How has being a new mom yourself affected your concept of motherhood, set against you doing this movie about your own mom?
The first year having a baby is such a daze. My daughter is not a year old, and I see she knows me better than anyone has ever known me. I think it’s strange how much I’ve exposed my mom in a way, and I feel uncomfortable with that. But the crazy joyful dynamic mess she was is celebrated in the film. It shows all of her, including her secrets. I’ll always want to know what she would think of the film.
How do you view Stories We Tell compared to the other movies you’ve directed or will direct in the future?

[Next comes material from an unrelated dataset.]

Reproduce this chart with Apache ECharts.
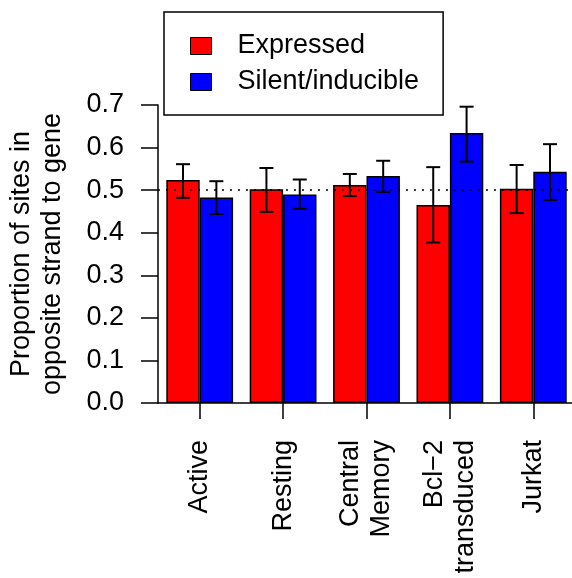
<!DOCTYPE html>
<html>
<head>
<meta charset="utf-8">
<script src="https://cdn.jsdelivr.net/npm/echarts@6/dist/echarts.min.js"></script>
<style>
html,body{margin:0;padding:0;background:#fff;}
#chart{width:572px;height:578px;}
</style>
</head>
<body>
<div id="chart"></div>
<script>
var categories = ['Active', 'Resting', 'Central\nMemory', 'Bcl\u22122\ntransduced', 'Jurkat'];
var seriesNames = ['Expressed', 'Silent/inducible'];
var expressed = [0.524, 0.502, 0.512, 0.465, 0.503];
var expressedLow = [0.482, 0.449, 0.486, 0.377, 0.446];
var expressedHigh = [0.561, 0.552, 0.538, 0.554, 0.559];
var silent = [0.483, 0.490, 0.533, 0.634, 0.543];
var silentLow = [0.444, 0.456, 0.496, 0.567, 0.477];
var silentHigh = [0.521, 0.525, 0.569, 0.696, 0.608];
var yTicks = [0, 0.1, 0.2, 0.3, 0.4, 0.5, 0.6, 0.7];
var refLine = 0.5;

var FONT = "'Liberation Sans', Arial, Helvetica, sans-serif";
var chart = echarts.init(document.getElementById('chart'), null, {renderer: 'canvas'});

function errData(low, high) {
  return low.map(function (l, i) { return [i, l, high[i]]; });
}
function errSeries(low, high, side) {
  return {
    type: 'custom',
    silent: true,
    z: 5,
    data: errData(low, high),
    renderItem: function (params, api) {
      var band = api.size([1, 0])[0];
      var off = side * band * 0.2;
      var p1 = api.coord([api.value(0), api.value(1)]);
      var p2 = api.coord([api.value(0), api.value(2)]);
      var x = p1[0] + off;
      var cap = 7;
      var st = {stroke: '#000', lineWidth: 2, fill: null};
      return {
        type: 'group',
        children: [
          {type: 'line', shape: {x1: x, y1: p1[1], x2: x, y2: p2[1]}, style: st},
          {type: 'line', shape: {x1: x - cap, y1: p1[1], x2: x + cap, y2: p1[1]}, style: st},
          {type: 'line', shape: {x1: x - cap, y1: p2[1], x2: x + cap, y2: p2[1]}, style: st}
        ]
      };
    }
  };
}

var option = {
  animation: false,
  backgroundColor: '#fff',
  textStyle: {fontFamily: FONT},
  grid: {left: 158, right: -3, top: 105, bottom: 175, containLabel: false, outerBoundsMode: 'none'},
  legend: {
    orient: 'vertical',
    left: 164,
    top: 12,
    data: seriesNames,
    borderColor: '#000',
    borderWidth: 1.5,
    borderRadius: 0,
    padding: [18, 24, 17, 26],
    itemGap: 4,
    itemWidth: 21,
    itemHeight: 17,
    icon: 'rect',
    itemStyle: {borderColor: '#000', borderWidth: 1},
    textStyle: {fontSize: 27, color: '#000', fontFamily: FONT, lineHeight: 32, padding: [0, 0, 0, 21]}
  },
  xAxis: {
    type: 'category',
    data: categories,
    axisLine: {show: true, lineStyle: {color: '#000', width: 1.5}},
    axisTick: {show: true, alignWithLabel: true, length: 16, lineStyle: {color: '#000', width: 1.5}},
    axisLabel: {rotate: 90, margin: 37, fontSize: 27, color: '#000', fontFamily: FONT, lineHeight: 31, interval: 0, align: 'right'},
    splitLine: {show: false}
  },
  yAxis: {
    type: 'value',
    min: 0,
    max: 0.7,
    interval: 0.1,
    name: 'Proportion of sites in\nopposite strand to gene',
    nameLocation: 'middle',
    nameRotate: 90,
    nameGap: 90,
    nameTextStyle: {fontSize: 27, color: '#000', fontFamily: FONT, lineHeight: 31},
    axisLine: {show: true, lineStyle: {color: '#000', width: 1.5}},
    axisTick: {show: true, length: 17, lineStyle: {color: '#000', width: 1.5}},
    axisLabel: {
      margin: 34, fontSize: 27, color: '#000', fontFamily: FONT,
      formatter: function (v) {
        var t = yTicks.filter(function (y) { return Math.abs(y - v) < 1e-9; });
        return t.length ? t[0].toFixed(1) : '';
      }
    },
    splitLine: {show: false}
  },
  series: [
    {
      name: seriesNames[0],
      type: 'bar',
      data: expressed,
      barWidth: 33.4,
      barGap: '0%',
      itemStyle: {color: '#FF0000', borderColor: '#000', borderWidth: 1.5},
      markLine: {
        silent: true,
        symbol: 'none',
        label: {show: false},
        lineStyle: {color: '#000', type: [2, 6], width: 1.5},
        data: [{yAxis: refLine}]
      },
      z: 2
    },
    {
      name: seriesNames[1],
      type: 'bar',
      data: silent,
      barWidth: 33.4,
      barGap: '0%',
      itemStyle: {color: '#0000FF', borderColor: '#000', borderWidth: 1.5},
      z: 2
    },
    errSeries(expressedLow, expressedHigh, -1),
    errSeries(silentLow, silentHigh, 1)
  ]
};
chart.setOption(option);
</script>
</body>
</html>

With Stories We Tell, I think it’s the film that’s been behind the other two films I’ve made. I think it’s the most important film personally I’ll ever make.
Tell me about your next directing project, and what else is on your plate.
I have the rights to Alias Grace, by Margaret Atwood, which I’m adapting right now. I’m taking the year off to spend with my baby, and I write during her naps. It’s a period piece about a 16-year-old woman in the 1800s who was the most famous murderess at that time.